宝塚花組東京公演「はいからさんが通る」感想3:水美舞斗さんの鬼島軍曹

宝塚の「はいからさんが通る」感想その3。(感想千穐楽配信

もう千穐楽だというのに今更感満載ですが、気紛れ雑感ということで、お許しください。

今回は、水美舞斗さん扮する鬼島森吾について。

本編では1幕の終盤、少尉と鬼島らが所属する第十二小倉師団が派兵されたシベリアの場面からのご登場。それまでの伊集院家や花の東京の華やかな雰囲気とは打って変わって、非常に厳しい環境下。男性しかいない中でも、一際ワイルドな鬼島のキャラクターはとても新鮮で魅力的に映りました。(ちなみに鬼島といえば、原作の番外編にある彼の過去のエピソードは本当に心に刺さるもので、読んでみると、また一つ鬼島という人物に対する理解が深まる気がします。)
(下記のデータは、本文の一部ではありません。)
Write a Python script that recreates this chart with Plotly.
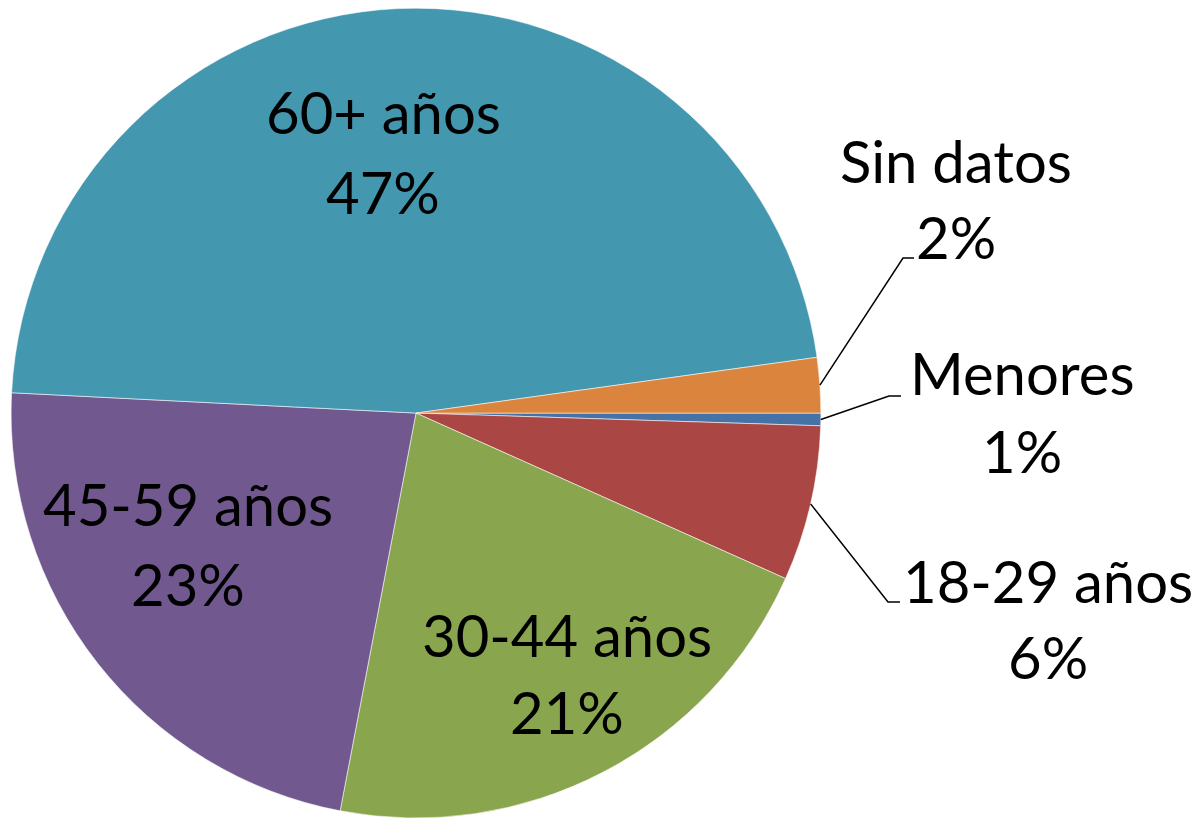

そして、巷!?で話題になっているのが、鬼島の軍服の開襟。その深さもさることながら、個人的には物理的な襟の開き具合(笑)よりも、そこから漂う強烈な色気に衝撃を受けました。宝塚の男役さんというと、ショーなどで、衣裳によっては中性的(あるいは女性的)な色気を感じさせることは度々ある気がするのですが、今回、水美さんの鬼島軍曹から感じられたのは、紛れもなく男性の色気であったような!?(←勿論、あくまでも主観ですが。)男役・水美舞斗ここにあり!といった円熟味を垣間見せていただいたように思いました。

それから、今回、興味深く感じた部分といえば、鬼島軍曹は、野性味に溢れていて男臭く、一匹狼的な一面をもちながらも、どこか人情味もあるような人物像であり、水美さんもその辺りを絶妙に捉えた演技をされているのですが、一方で、水美さんの鬼島軍曹からは、鼻筋から口にかけてのライン、涼しげな目元といったお顔立ちの印象もあるのか、または水美さんご本人の内面的な部分に起因しているのか、非常に繊細な美しさを感じさせる瞬間があったことでした。

このため、水美さんの鬼島軍曹には、ワイルドな男性の色香と、ガラス細工のような儚さが混在しているように思えて、そのある意味アンバランスで、何とも独特な両面性に心をつかまれてしまうというか。

水美さんといえば、漢らしい男役さんという印象があり、勿論、そんな部分も魅力的だと思うのですが、今回の舞台を拝見して、逆に、研ぎ澄ました刃のような鋭さと、それゆえの脆さを感じさせるような役(例えば日本物とか?)も観てみたいなと思わされました。

男役10年とはよく聞きますが、宝塚の男役さんには、その魅力にグッと深みが増す時期があるように思います。そういう意味でも、水美舞斗さんがどのような男役像をみせてくださるのか、今後がとても楽しみです。